We found evidence a reserve officer pulled over dozens of drivers in the town of Grant, in southern Newaygo County. What we found in this situation is prompting the state of Michigan to begin its own investigation of the city's police department.

There are very strict guidelines the Michigan Commission on Law Enforcement Standards has when it comes to certifying police officers. So imagine the anger that might result when somebody who isn't certified is allowed to enforce the law.

Traci Ruch was pulled over by Grant Lt. Jim Fragale last October.

"He pulled up right behind me," Ruch said. Ruch told us Lt. Fragale was by himself as he made the traffic stop. She was cited by Lt. Fragale for allegedly speeding through a school zone on a Sunday. She was cited for speeding and paid a $120 fine.

Ruch was one of three drivers Lt. Fragale stopped that Sunday. She was one of 144 drivers records show Lt. Fragale's stopped for speeding the past 18 months.

Lt. Fragale's Chief, Bob Mendham, says Fragale does a good job going out by himself to do traffic enforcement.

"He (Lt. Fragale) takes a lot more time out of his life to be up here than what his paycheck would say," Grant City Manager Ryan Rudzis told us.

"I think Jim does a fantastic job," Police Chief Bob Mendham said.

Fragale's not only doing code and speed enforcement; we found he's also the city's Neighborhood Watch Liaison Officer.

Everything we saw about Lt. Fragale just screams police officer. He has a Grant Police Department business card, a full uniform and police car, a gun and a badge, plus the tickets he writes.

But in this 13 Watchdog investigation, we found Officer Fragale is not really Police Officer Fragale.

We told Ruch that she was given a speeding ticket by Reserve Officer Fragale, a man who has not been certified by the state to be a police officer.

"Holy crap," Ruch said. "I've been bamboozled."

So why would Lt. Fragale be thrown into the fire on traffic stops when he hasn't received training to be state-certified?

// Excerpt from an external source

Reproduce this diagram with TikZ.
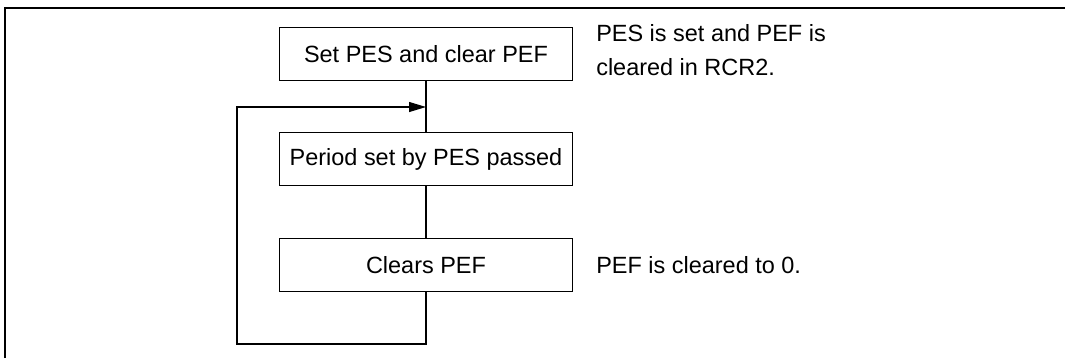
\documentclass[tikz,border=0pt]{standalone}
\usepackage{fontspec}
\setmainfont{Liberation Sans}
\usetikzlibrary{arrows.meta}
\newcommand{\flowfont}{\fontsize{17.6}{20}\selectfont}

\begin{document}
\begin{tikzpicture}[x=0.75pt, y=-0.75pt,
    stepbox/.style={rectangle, draw, line width=0.8pt, minimum width=220pt, minimum height=39.4pt, inner sep=0pt, font=\flowfont},
    note/.style={anchor=west, align=left, inner sep=0pt, font=\flowfont},
    flow/.style={line width=0.8pt}]
    \useasboundingbox (0,0) rectangle (1065,358);

    % outer frame, only top and left edges show
    \draw[line width=1.6pt] (5,358) -- (5,8) -- (1065,8);

    % steps
    \node[stepbox] (setpes) at (426,54) {Set PES and clear PEF};
    \node[stepbox] (period) at (426,159) {Period set by PES passed};
    \node[stepbox] (clears) at (426,265) {Clears PEF};

    % notes on the right
    \node[note] (setnote) at (596,50) {PES is set and PEF is\\[5pt]cleared in RCR2.};
    \node[note] (clearnote) at (596,265) {PEF is cleared to 0.};

    % loop back
    \coordinate (join) at (426,107);
    \coordinate (loopbl) at (237,344);
    \coordinate (looptl) at (237,107);
    \draw[flow] (setpes) -- (period);
    \draw[flow] (period) -- (clears);
    \draw[flow, -{Triangle[length=12.75pt, width=7.5pt]}] (clears.south) |- (loopbl) -- (looptl) -- (join);
\end{tikzpicture}
\end{document}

Rudzis says he believes Lt. Fragale is legally writing tickets but is now checking with an attorney to make sure the city is in compliance.

We turned to MCOLES in Lansing, the state's certification agency for police officers to define what a reserve officer can do.

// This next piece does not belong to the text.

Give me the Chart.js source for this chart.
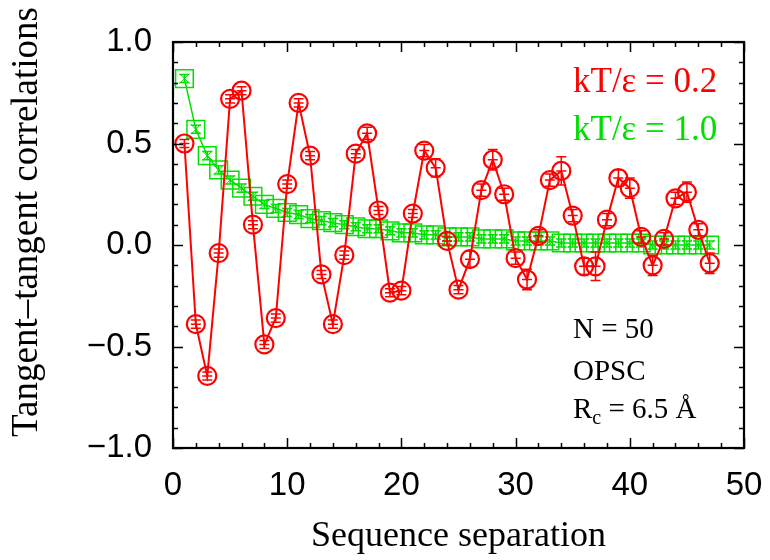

"We would not approve them being out there," MCOLES Executive Director David Harvey said. "Reserve officers who are not trained MCOLES, licensed police officers and have not been sworn by an agency and given full authority as a police officer in a jurisdiction are essentially just a citizen," Harvey said.

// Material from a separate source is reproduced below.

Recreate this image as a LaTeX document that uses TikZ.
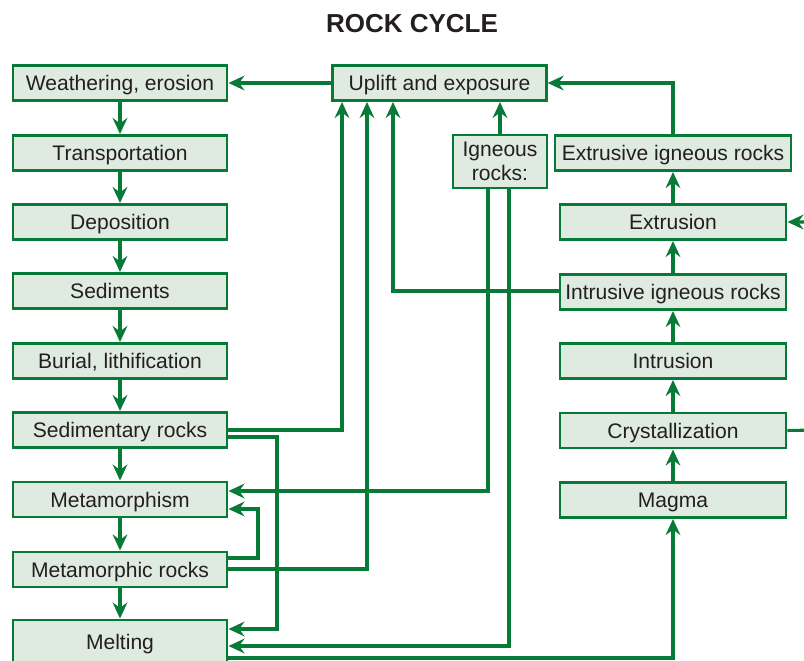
\documentclass[tikz,border=0pt]{standalone}
\usepackage{fontspec}
\setmainfont{Liberation Sans}
\usetikzlibrary{arrows.meta}
\definecolor{rgreen}{RGB}{8,122,56}
\definecolor{rfill}{RGB}{223,234,224}
\definecolor{rtext}{RGB}{35,31,32}

\begin{document}
\begin{tikzpicture}[x=0.75pt,y=-0.75pt,
  box/.style={draw=rgreen,fill=rfill,line width=2.2pt,text=rtext,inner sep=0pt,
    minimum width=160.5pt,minimum height=26.25pt,font=\fontsize{15.8}{17.5}\selectfont},
  tbox/.style={box,text height=11.6pt,text depth=0pt},
  wide/.style={tbox,minimum width=169.5pt},
  flow/.style={draw=rgreen,line width=2.3pt,-{Stealth[length=12pt,width=11pt,inset=4pt]}}]
  \useasboundingbox (0,0) rectangle (804,661);
  \node[text=rtext,font=\fontsize{19.5}{22}\selectfont\bfseries] (title) at (412,24) {ROCK CYCLE};
  % sedimentary side
  \node[tbox] (wea) at (120,83) {Weathering, erosion};
  \node[tbox] (tra) at (120,153) {Transportation};
  \node[tbox] (dep) at (120,222) {Deposition};
  \node[tbox] (sdm) at (120,291) {Sediments};
  \node[tbox] (bur) at (120,361) {Burial, lithification};
  \node[tbox] (sed) at (120,430) {Sedimentary rocks};
  \node[tbox] (met) at (120,499.5) {Metamorphism};
  \node[tbox] (mrk) at (120,569.5) {Metamorphic rocks};
  \node[tbox,minimum height=33pt] (mel) at (120,642) {Melting};
  % middle
  \node[tbox,minimum width=160pt] (upl) at (439.5,83) {Uplift and exposure};
  \node[box,minimum width=70.5pt,minimum height=39.75pt,align=center] (ign) at (500,161.5) {Igneous\\rocks:};
  % igneous side
  \node[tbox,minimum width=177pt] (erk) at (673,153) {Extrusive igneous rocks};
  \node[wide] (ext) at (673,222) {Extrusion};
  \node[wide] (irk) at (673,292) {Intrusive igneous rocks};
  \node[wide] (int) at (673,361) {Intrusion};
  \node[wide] (cry) at (673,430.5) {Crystallization};
  \node[wide] (mag) at (673,500) {Magma};
  % bends
  \coordinate (rise1) at (342,430);
  \coordinate (rise2) at (367,569);
  \coordinate (rise3) at (393,291);
  \coordinate (drop1) at (277,437);
  \coordinate (drop2) at (277,629);
  \coordinate (ig1) at (488,491);
  \coordinate (ig2) at (509,646);
  \coordinate (lp1) at (258,558);
  \coordinate (lp2) at (258,509);
  \coordinate (low) at (673,658);
  \coordinate (top) at (673,83);
  \coordinate (edge1) at (816,430);
  \coordinate (edge2) at (816,222);
  % main chains
  \foreach \a/\b in {wea/tra,tra/dep,dep/sdm,sdm/bur,bur/sed,sed/met,met/mrk,mrk/mel}
    \draw[flow] (\a) -- (\b);
  \foreach \a/\b in {mag/cry,cry/int,int/irk,irk/ext,ext/erk}
    \draw[flow] (\a) -- (\b);
  % cross links
  \draw[flow] (upl.west) -- (wea.east);
  \draw[flow] (ign.north) -- (upl.south -| ign.north);
  \draw[flow] (erk.north) -- (top) -- (upl.east |- top);
  \draw[flow] (sed.east |- rise1) -- (rise1) -- (upl.south -| rise1);
  \draw[flow] (sed.east |- drop1) -- (drop1) -- (drop2) -- (mel.east |- drop2);
  \draw[flow] (mrk.east |- rise2) -- (rise2) -- (upl.south -| rise2);
  \draw[flow] (irk.west |- rise3) -- (rise3) -- (upl.south -| rise3);
  \draw[flow] (mrk.east |- lp1) -- (lp1) -- (lp2) -- (met.east |- lp2);
  \draw[flow] (ign.south -| ig1) -- (ig1) -- (met.east |- ig1);
  \draw[flow] (ign.south -| ig2) -- (ig2) -- (mel.east |- ig2);
  \draw[flow] (mel.east |- low) -- (low) -- (mag.south);
  \draw[flow] (cry.east) -- (edge1) -- (edge2) -- (ext.east);
\end{tikzpicture}
\end{document}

Harvey says Attorney General opinions suggest a reserve officer should always be under direct supervision of a police officer.

Chief Mendham doesn't buy into that and says Lt. Fragale has the power to write tickets under city ordinance because he's already doing similar work in code enforcement.

"He has to be trained to operate that radar he's using and he's been through the class sohe's certified to use the radar," Chief Mendham said.

Others in law enforcement worry Fragale could actually be putting himself and the public in a dangerous situation. After all, Mendham told us Fragale has been told not to chase people. Complicating the situation is a 2015 Michigan Court of Appeals ruling that, in a way, allows people to resist a reserve police officer.

The 13 Watchdog team kept digging in this situation and found several instances of Lt. Fragale writing traffic tickets under state law, not local ordinance as Chief Mendham explained to us.

Harvey says in light of this 13 Watchdog investigaiton, he is going to begin his own investigation to see if the City of Grant violated the Commission on Law Enforcement Standards Act.

Left in the middle are all the people who got tickets from Fragale. Some have suggested every ticket the reserve wrote may be invalid.

"I think they very well may," said defense attorney Ed Sternisha. "And it's not just about getting their money back."

Ruch says now with this information in hand, she's ready to join with anybody and everybody involved to fight city hall.

"Get a good lawyer and at least get our money back and our names cleared," Ruch said.

The two city leaders in Grant told us in light of our investigation they have stopped allowing Lt. Fragale to write speeding tickets pending what we believe will be a state investigation into the police department's practices.

Lt. Fragale didn't comment for this story.